Riprendo qui le fila di due diversi post. Il primo è quello scritto da Massimiliano Ferrari su numeri e scenari mondiali del mercato dei vini dealcolati o a basso contenuto alcolico. Il secondo quello dall’Istria e dal Concours Mondial de Bruxelles che ho scritto prima dell’estate. È infatti stato proprio in occasione del concorso della cui giuria faccio parte ormai da qualche anno che ho avuto la possibilità di assaggiare un certo numero di vini senz’alcol provenienti da un po’ tutto il mondo. Un’occasione che proprio in fase di assaggio, alla cieca, mi ha fatto riflettere su quanto sia necessario rivedere alcune delle nostre certezze per valutarli correttamente.
Una questione relativa proprio alla loro degustazione: quando si tratta di vino l’alcol gioca infatti un ruolo centrale nel suo equilibrio. Una questione che ha a che fare con il calore, certo, ma non solo.
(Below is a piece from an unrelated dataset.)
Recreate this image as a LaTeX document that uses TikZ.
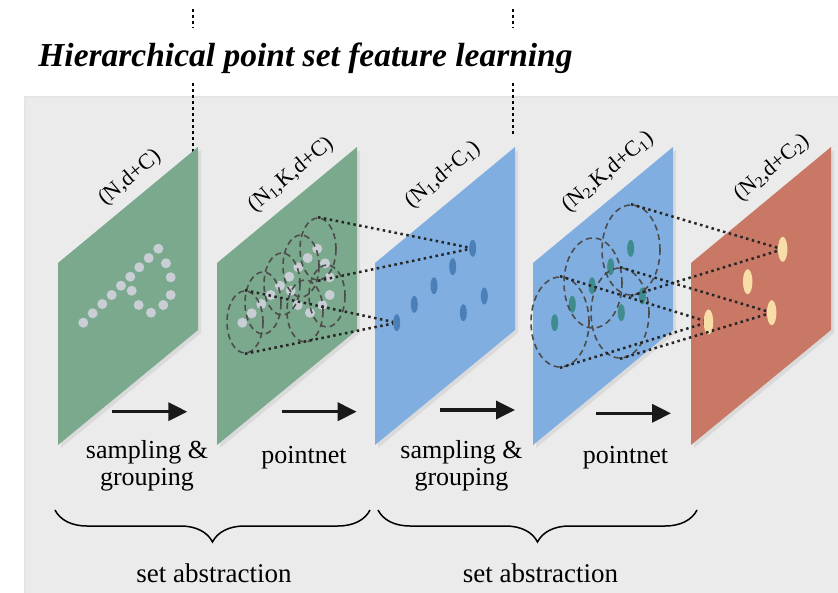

Come scrive Sandro Sangiorgi nel suo immancabile libro “L’invenzione della gioia” edito da Porthos Edizioni:
Dal punto di vista gusto-olfattivo, l’alcol funge da convoglio delle sensazioni odorose, potenziando l’emanazione dei profumi; all’interno del cavo orale, poi, partecipa insieme agli estratti e ai tannini (ove presenti) a tessere la trama del sapore. In quantità proporzionate, l’alcol conferisce una carezzevole morbidezza (…), rafforza la dolcezza e, in presenza di un’adeguata corposità, contribuisce alla sensazione di struttura e volume; un vino scarsamente alcolico sembra, infatti, sfuggente, freddo e acquoso.
Un vino dealcolato o a basso contenuto alcolico è un prodotto che è stato sottoposto a uno specifico processo il cui scopo è quello di sottrarre l’alcol, del tutto o in parte, dal vino. Diverse le tecniche a disposizione delle cantine, tutte piuttosto costose e quindi pressoché inaccessibili alle realtà più piccole: dall’osmosi inversa, la più diffusa, all’evaporazione sottovuoto e altre ancora. Tutte tecniche che possono tornare molto utili per abbassare di uno o due gradi una massa, per esempio: soltanto una piccola parte viene in questi casi infatti sottoposta a dealcolazione per poi essere aggiunta a quella principale, che risulterà quindi più “leggera” e senza eccessive variazioni dal punto di vista organolettico. Nel caso dei vini “alcol free” è invece l’intera massa a essere sottoposta a questi processi, con un impatto enorme sia dal punto di vista dei suoi aromi che soprattutto della sua struttura.
Ripensando a quanto assaggiato mi verrebbe da dire che c’è una discreta differenza in termini di equilibrio complessivo tra vini bianchi e vini rossi:
I primi, grazie al fondamentale ruolo dell’acidità, risultano tutto sommato abbastanza equilibrati, e in termini generali mi è sembrato che le freschezze bilancino a sufficienza le morbidezze del vino. L’assenza dell’alcol è sì evidente ma al tempo stesso mi sono sembrati vini non del tutto svuotati, con risultati in alcuni casi anche interessanti dal punto di vista organolettico.
I secondi, salvo rare eccezioni, scontano invece proprio la mancanza di freschezza, di quella sferzata capace di renderli più appuntiti. Togliere il calore dell’alcol si traduce in un crollo dell’impalcatura complessiva del vino, che risulta così tutto spostato su una morbidezza quasi innaturale. La stessa trama tannica è sì avvertibile ma al tempo stesso appare come non coesa, incapace di sostenere da sola la struttura del liquido, al palato.
In fase di assaggio, queste peculiarità fanno sì che la scala centesimale classica e la stessa scheda di degustazione risultino poco adatte alla valutazione di un vino di questo tipo: per usare termini cari alla maggiore associazione italiana, questioni come equilibrio, persistenza e armonia appaiono inevitabilmente appartenere a un panorama lontano, salvo eccezioni.
Personalmente ho provato a usare un approccio tanto banale quanto efficace: ne berrei un bicchiere? A volte sì.